Step 7: Rebuild review recency ethically (do not panic)

When spam hits, some businesses try to “balance it out” with risky tactics. That usually backfires. The safe approach is steady, legitimate review collection from real customers, with consistent timing.

Safe collection checklist
  • Ask every satisfied customer with the same wording and timing.
  • Do not offer incentives for reviews.
  • Do not ask only happy customers and hide the process from unhappy ones.
  • Do not use employees, friends, or family as reviewers.

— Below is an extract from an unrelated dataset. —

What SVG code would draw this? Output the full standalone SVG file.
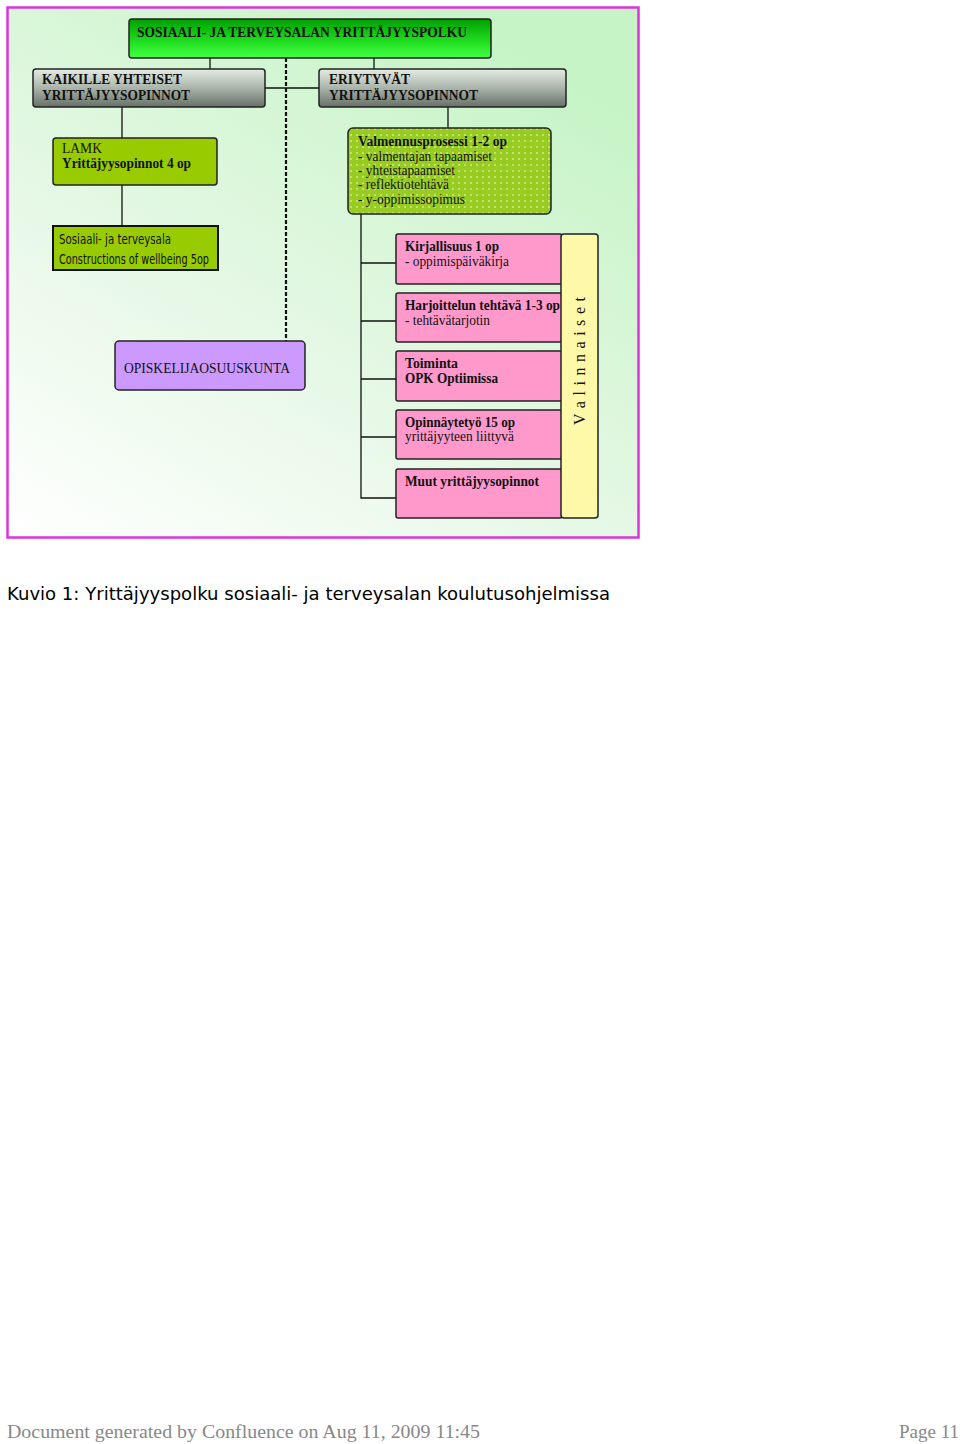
<svg xmlns="http://www.w3.org/2000/svg" width="960" height="1444" viewBox="0 0 960 1444">
<defs>
<linearGradient id="bg" x1="0" y1="1" x2="0.7" y2="0">
<stop offset="0" stop-color="#ffffff"/>
<stop offset="0.45" stop-color="#e6f8e6"/>
<stop offset="1" stop-color="#c6f4c6"/>
</linearGradient>
<linearGradient id="grn" x1="0" y1="0" x2="0" y2="1">
<stop offset="0" stop-color="#00a000"/>
<stop offset="0.6" stop-color="#22e022"/>
<stop offset="1" stop-color="#44ff44"/>
</linearGradient>
<linearGradient id="gry" x1="0" y1="0" x2="0" y2="1">
<stop offset="0" stop-color="#e4ece4"/>
<stop offset="0.5" stop-color="#aab4aa"/>
<stop offset="1" stop-color="#667066"/>
</linearGradient>
<pattern id="dots" width="6" height="6" patternUnits="userSpaceOnUse">
<rect width="6" height="6" fill="#99cc22"/>
<circle cx="3" cy="3" r="0.9" fill="#d8ee88"/>
</pattern>
<style>
.t{font-family:"Liberation Serif",serif;font-weight:bold;font-size:14px;fill:#111}
.n{font-family:"Liberation Serif",serif;font-size:14px;fill:#111}
.c{font-family:"DejaVu Sans Condensed","DejaVu Sans",sans-serif;font-size:13.5px;fill:#111}
.ln{stroke:#111;stroke-width:1.3;fill:none}
.bx{stroke:#222;stroke-width:1.5}
</style>
</defs>
<rect width="960" height="1444" fill="#ffffff"/>
<rect x="7.5" y="7.5" width="631" height="530" fill="url(#bg)" stroke="#dd33dd" stroke-width="2.5"/>

<g id="connectors">
<line class="ln" x1="210" y1="58" x2="210" y2="69"/>
<line class="ln" x1="374" y1="58" x2="374" y2="69"/>
<line class="ln" x1="265" y1="88" x2="319" y2="88"/>
<line x1="286" y1="58" x2="286" y2="341" stroke="#111" stroke-width="2.2" stroke-dasharray="4,2"/>
<line class="ln" x1="122" y1="107" x2="122" y2="138"/>
<line class="ln" x1="122" y1="185" x2="122" y2="226"/>
<line class="ln" x1="448" y1="107" x2="448" y2="128"/>
<polyline class="ln" points="361,214 361,498 396,498"/>
<line class="ln" x1="361" y1="263" x2="396" y2="263"/>
<line class="ln" x1="361" y1="321" x2="396" y2="321"/>
<line class="ln" x1="361" y1="379" x2="396" y2="379"/>
<line class="ln" x1="361" y1="437" x2="396" y2="437"/>
</g>

<g id="title">
<rect class="bx" x="129" y="19" width="362" height="39" rx="3" fill="url(#grn)"/>
<text class="t" x="137" y="37" textLength="330" lengthAdjust="spacingAndGlyphs">SOSIAALI- JA TERVEYSALAN YRITTÄJYYSPOLKU</text>
</g>

<g id="kaikille">
<rect class="bx" x="33" y="69" width="232" height="38" rx="3" fill="url(#gry)"/>
<text class="t" x="42" y="84" textLength="140" lengthAdjust="spacingAndGlyphs">KAIKILLE YHTEISET</text>
<text class="t" x="42" y="100" textLength="148" lengthAdjust="spacingAndGlyphs">YRITTÄJYYSOPINNOT</text>
</g>

<g id="eriytyvat">
<rect class="bx" x="319" y="69" width="247" height="38" rx="3" fill="url(#gry)"/>
<text class="t" x="329" y="84" textLength="81" lengthAdjust="spacingAndGlyphs">ERIYTYVÄT</text>
<text class="t" x="329" y="100" textLength="149" lengthAdjust="spacingAndGlyphs">YRITTÄJYYSOPINNOT</text>
</g>

<g id="lamk">
<rect class="bx" x="53" y="138" width="164" height="47" rx="3" fill="#99cc00"/>
<text class="n" x="62" y="153" textLength="40" lengthAdjust="spacingAndGlyphs">LAMK</text>
<text class="t" x="62" y="168" textLength="129" lengthAdjust="spacingAndGlyphs">Yrittäjyysopinnot 4 op</text>
</g>

<g id="sosiaali">
<rect x="53" y="226" width="165" height="44" fill="#99cc00" stroke="#111" stroke-width="2"/>
<text class="c" x="59" y="244" textLength="112" lengthAdjust="spacingAndGlyphs">Sosiaali- ja terveysala</text>
<text class="c" x="59" y="264" textLength="150" lengthAdjust="spacingAndGlyphs">Constructions of wellbeing 5op</text>
</g>

<g id="opiskelija">
<rect class="bx" x="115" y="341" width="190" height="49" rx="4" fill="#cc99ff"/>
<text class="n" x="124" y="373" textLength="166" lengthAdjust="spacingAndGlyphs">OPISKELIJAOSUUSKUNTA</text>
</g>

<g id="valmennus">
<rect class="bx" x="348" y="128" width="203" height="86" rx="5" fill="url(#dots)"/>
<text class="t" x="358" y="146" textLength="149" lengthAdjust="spacingAndGlyphs">Valmennusprosessi 1-2 op</text>
<text class="n" x="358" y="161" textLength="134" lengthAdjust="spacingAndGlyphs">- valmentajan tapaamiset</text>
<text class="n" x="358" y="175" textLength="97" lengthAdjust="spacingAndGlyphs">- yhteistapaamiset</text>
<text class="n" x="358" y="189" textLength="91" lengthAdjust="spacingAndGlyphs">- reflektiotehtävä</text>
<text class="n" x="358" y="204" textLength="107" lengthAdjust="spacingAndGlyphs">- y-oppimissopimus</text>
</g>

<g id="kirjallisuus">
<rect class="bx" x="396" y="234" width="166" height="50" rx="2" fill="#ff99cc"/>
<text class="t" x="405" y="251" textLength="94" lengthAdjust="spacingAndGlyphs">Kirjallisuus 1 op</text>
<text class="n" x="405" y="266" textLength="104" lengthAdjust="spacingAndGlyphs">- oppimispäiväkirja</text>
</g>

<g id="harjoittelu">
<rect class="bx" x="396" y="293" width="166" height="49" rx="2" fill="#ff99cc"/>
<text class="t" x="405" y="310" textLength="155" lengthAdjust="spacingAndGlyphs">Harjoittelun tehtävä 1-3 op</text>
<text class="n" x="405" y="325" textLength="85" lengthAdjust="spacingAndGlyphs">- tehtävätarjotin</text>
</g>

<g id="toiminta">
<rect class="bx" x="396" y="351" width="166" height="50" rx="2" fill="#ff99cc"/>
<text class="t" x="405" y="368" textLength="53" lengthAdjust="spacingAndGlyphs">Toiminta</text>
<text class="t" x="405" y="383" textLength="93" lengthAdjust="spacingAndGlyphs">OPK Optiimissa</text>
</g>

<g id="opinnaytetyo">
<rect class="bx" x="396" y="410" width="166" height="49" rx="2" fill="#ff99cc"/>
<text class="t" x="405" y="427" textLength="110" lengthAdjust="spacingAndGlyphs">Opinnäytetyö 15 op</text>
<text class="n" x="405" y="441" textLength="109" lengthAdjust="spacingAndGlyphs">yrittäjyyteen liittyvä</text>
</g>

<g id="muut">
<rect class="bx" x="396" y="469" width="166" height="49" rx="2" fill="#ff99cc"/>
<text class="t" x="405" y="486" textLength="134" lengthAdjust="spacingAndGlyphs">Muut yrittäjyysopinnot</text>
</g>

<g id="valinnaiset">
<rect class="bx" x="561" y="234" width="37" height="284" rx="3" fill="#fdf9a8"/>
<text x="0" y="0" transform="translate(585,425) rotate(-90)" style="font-family:'Liberation Serif',serif;font-size:16px;fill:#111" textLength="128" lengthAdjust="spacing">V a l i n n a i s e t</text>
</g>

<text x="7" y="600" style="font-family:'DejaVu Sans',Verdana,sans-serif;font-size:17px;fill:#000" textLength="603" lengthAdjust="spacingAndGlyphs">Kuvio 1: Yrittäjyyspolku sosiaali- ja terveysalan koulutusohjelmissa</text>
<text x="7" y="1438" style="font-family:'Liberation Serif',serif;font-size:19px;fill:#888" textLength="473" lengthAdjust="spacingAndGlyphs">Document generated by Confluence on Aug 11, 2009 11:45</text>
<text x="959" y="1438" text-anchor="end" style="font-family:'Liberation Serif',serif;font-size:19px;fill:#888">Page 11</text>
</svg>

Simple estimator: how many new reviews to dilute a spam hit

This is a planning tool for legitimate reviews only. It estimates how many new genuine reviews you would need to move your average rating toward a target. It does not guarantee outcomes and should never be used to justify fake reviews.

Estimated new reviews needed

Step 8: Put the process on a weekly schedule (so it does not become chaos)

The most effective teams treat review spam like a recurring operations task. Keep it simple and consistent.

Weekly workflow
  1. Screenshot the listing and the newest reviews for records.
  2. Classify new suspicious reviews into one of the violation types.
  3. Report in one batch and log the report IDs or confirmations.
  4. Reply once, only where a calm reply helps future customers.
  5. Add one trust improvement: new photos, Q and A answers, or a policy clarification page.

Pre-publish checklist

  • You documented each suspicious review with a screenshot, date, and link or ID.
  • You classified each review using policy-style categories, not vague accusations.
  • You reported once cleanly and tracked outcomes before escalating.
  • Your public replies are short, calm, and do not reveal private details.
  • Your review collection process is ethical, consistent, and non-incentivized.

If you treat review spam like an incident response task, you can often reduce its impact quickly without creating a bigger public mess. The most reliable approach is documentation, accurate policy-based reporting, and steady trust rebuilding through legitimate reviews and clear business practices, rather than loud public fights.